Copy only what runs from the line containing "Give me the TikZ source for this diagram." to the last line, both included, keeping it exact and omitting pictures.

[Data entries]
-=-=-

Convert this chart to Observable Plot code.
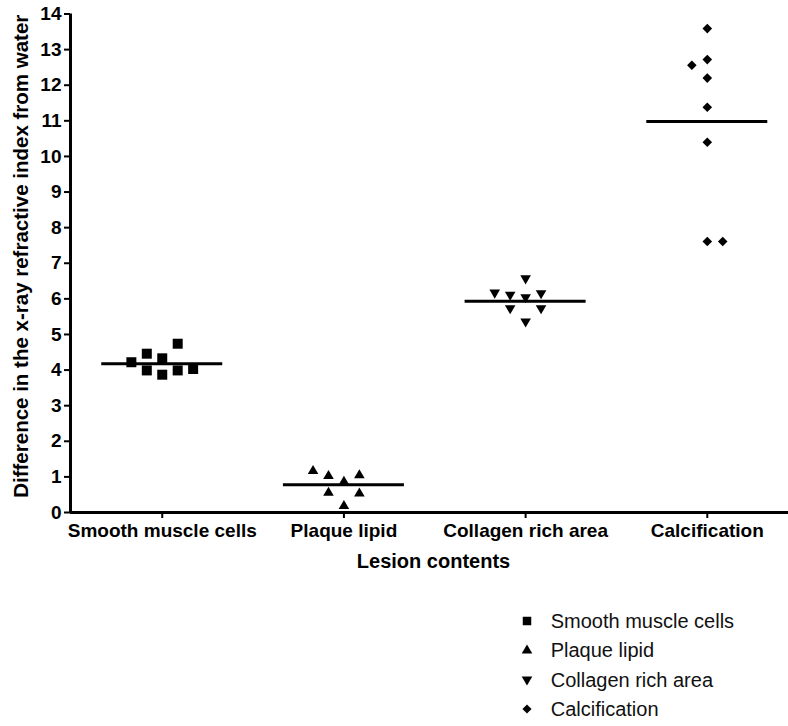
<!DOCTYPE html>
<html>
<head>
<meta charset="utf-8">
<script src="https://cdn.jsdelivr.net/npm/d3@7"></script>
<script src="https://cdn.jsdelivr.net/npm/@observablehq/plot@0.6"></script>
<style>
  body { margin: 0; background: #fff; font-family: "Liberation Sans", Arial, sans-serif; }
  #chart { width: 788px; height: 580px; }
  #legend { position: relative; width: 788px; height: 146px; }
  .row { position: absolute; left: 0; height: 30px; width: 788px; }
  .row svg { position: absolute; left: 516.7px; top: 5px; }
  .row span { position: absolute; left: 550.7px; top: 0; line-height: 30px; font-size: 20px; color: #111; white-space: nowrap; }
</style>
</head>
<body>
<div id="chart"></div>
<div id="legend"></div>
<script>
// ---- data ----
const categories = ["Smooth muscle cells", "Plaque lipid", "Collagen rich area", "Calcification"];
const yTicks = [0, 1, 2, 3, 4, 5, 6, 7, 8, 9, 10, 11, 12, 13, 14];
const yTitle = "Difference in the x-ray refractive index from water";
const xTitle = "Lesion contents";

const smoothValues   = [4.22, 4.46, 3.99, 4.33, 3.87, 4.74, 3.99, 4.03];
const smoothCols     = [-2, -1, -1, 0, 0, 1, 1, 2];
const lipidValues    = [1.18, 1.04, 0.57, 0.88, 0.20, 1.06, 0.55];
const lipidCols      = [-2, -1, -1, 0, 0, 1, 1];
const collagenValues = [6.16, 6.10, 5.72, 6.56, 6.03, 5.35, 6.14, 5.72];
const collagenCols   = [-2, -1, -1, 0, 0, 0, 1, 1];
const calcValues     = [13.59, 12.72, 12.56, 12.20, 11.38, 10.40, 7.61, 7.61];
const calcCols       = [0, 0, -1, 0, 0, 0, 0, 1];
const means          = [4.18, 0.78, 5.93, 10.98];

// ---- custom symbols ----
const symSquare = { draw(ctx, size) { const s = Math.sqrt(size), h = s / 2; ctx.moveTo(-h, -h); ctx.lineTo(h, -h); ctx.lineTo(h, h); ctx.lineTo(-h, h); ctx.closePath(); } };
const symTriUp = { draw(ctx, size) { const s = Math.sqrt(size); ctx.moveTo(0, -0.55 * s); ctx.lineTo(0.53 * s, 0.36 * s); ctx.lineTo(-0.53 * s, 0.36 * s); ctx.closePath(); } };
const symTriDown = { draw(ctx, size) { const s = Math.sqrt(size); ctx.moveTo(0, 0.55 * s); ctx.lineTo(0.53 * s, -0.36 * s); ctx.lineTo(-0.53 * s, -0.36 * s); ctx.closePath(); } };
const symDiamond = { draw(ctx, size) { const s = Math.sqrt(size), h = 0.48 * s; ctx.moveTo(0, -h); ctx.lineTo(h, 0); ctx.lineTo(0, h); ctx.lineTo(-h, 0); ctx.closePath(); } };
const symbols = [symSquare, symTriUp, symTriDown, symDiamond];

const groups = [
  [smoothValues, smoothCols],
  [lipidValues, lipidCols],
  [collagenValues, collagenCols],
  [calcValues, calcCols]
];
const colStep = 0.085;
const halfMean = 0.333;

const dotMarks = groups.map(([vals, cols], i) =>
  Plot.dot(vals.map((v, j) => ({i, v, c: cols[j]})), {
    x: d => d.i + d.c * colStep,
    y: "v",
    r: 5.64,
    symbol: symbols[i],
    fill: "black",
    stroke: "none"
  })
);

const meanData = means.map((m, i) => ({i, m}));

const plot = Plot.plot({
  width: 788,
  height: 580,
  marginLeft: 70,
  marginRight: 0,
  marginTop: 13.5,
  marginBottom: 68,
  style: { fontFamily: "'Liberation Sans', Arial, sans-serif", fontWeight: "bold", fontSize: "19px", background: "white", color: "black", overflow: "visible" },
  x: { type: "linear", domain: [-0.505, 3.447] },
  y: { domain: [0, 14] },
  marks: [
    Plot.axisY({ ticks: yTicks, tickFormat: d => String(d), tickSize: 6, tickPadding: 3, strokeWidth: 2, fontSize: 19, label: null }),
    Plot.axisX({ ticks: [0, 1, 2, 3], tickFormat: i => categories[i], tickSize: 6, tickPadding: 5, strokeWidth: 2, fontSize: 19, label: null }),
    Plot.ruleX([-0.505], { strokeWidth: 3 }),
    Plot.ruleY([0], { strokeWidth: 3 }),
    ...dotMarks,
    Plot.ruleY(meanData, { y: "m", x1: d => d.i - halfMean, x2: d => d.i + halfMean, strokeWidth: 3 }),
    Plot.text([yTitle], { frameAnchor: "left", textAnchor: "middle", lineAnchor: "middle", rotate: -90, dx: -49, dy: -7, fontSize: 20.5, fontWeight: "bold" }),
    Plot.text([xTitle], { frameAnchor: "bottom", textAnchor: "middle", lineAnchor: "middle", dx: 4, dy: 49.5, fontSize: 20, fontWeight: "bold" })
  ]
});
document.getElementById("chart").appendChild(plot);

// ---- legend ----
const legend = document.getElementById("legend");
const legendSizes = [8.5, 10, 10, 9.5];
categories.forEach((name, i) => {
  const row = document.createElement("div");
  row.className = "row";
  row.style.top = (25.7 + i * 29.5) + "px";
  const p = d3.path();
  symbols[i].draw(p, legendSizes[i] * legendSizes[i]);
  row.innerHTML = `<svg width="20" height="20" viewBox="-10 -10 20 20"><path d="${p.toString()}" fill="black"/></svg><span>${name}</span>`;
  legend.appendChild(row);
});
</script>
</body>
</html>
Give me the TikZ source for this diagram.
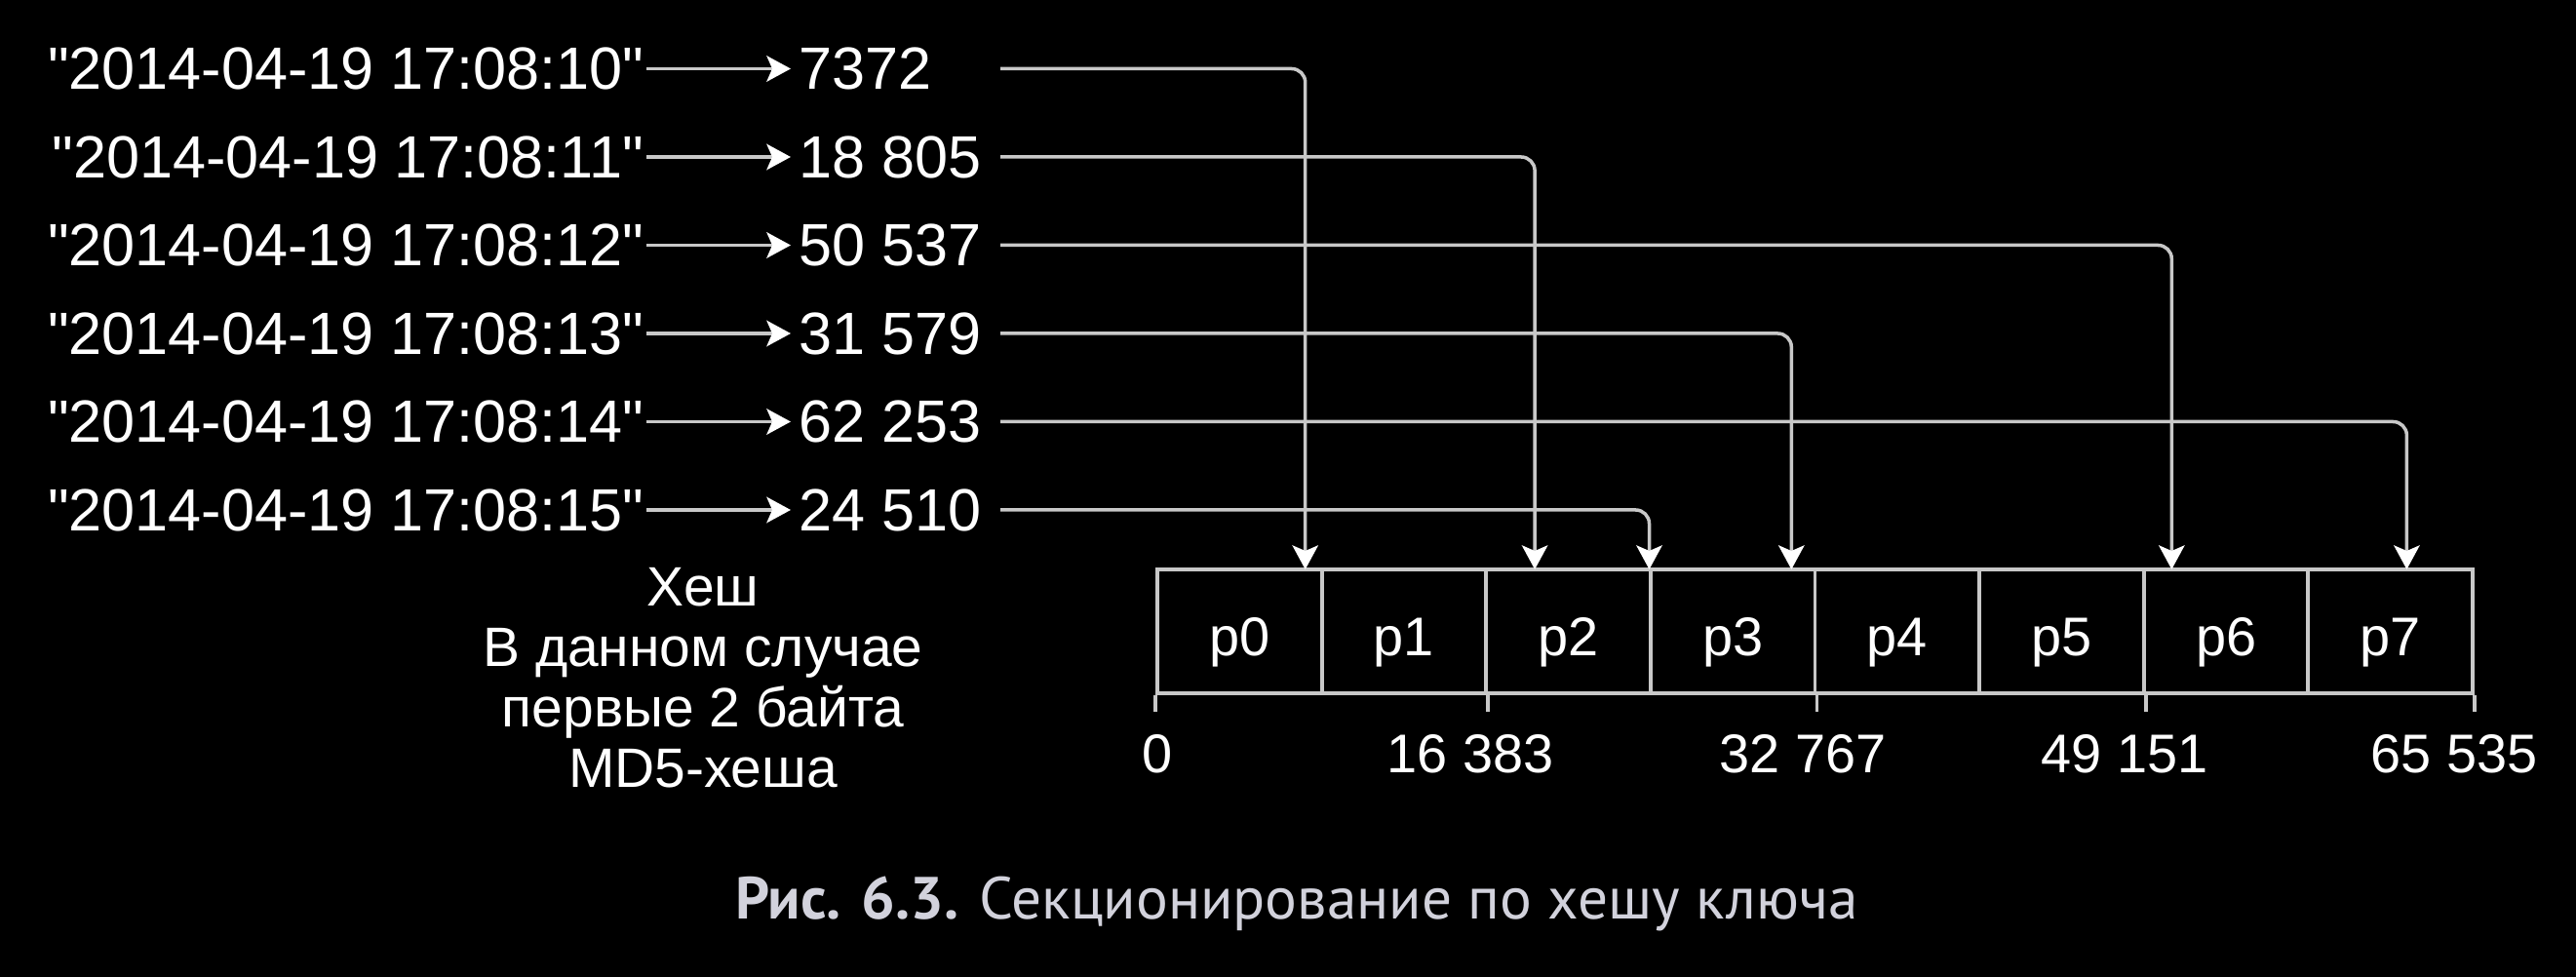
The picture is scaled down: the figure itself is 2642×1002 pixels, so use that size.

-=-=-

# Response below
Give me the TikZ source for this diagram.
The picture is scaled down: the figure itself is 2642×1002 pixels, so use that size.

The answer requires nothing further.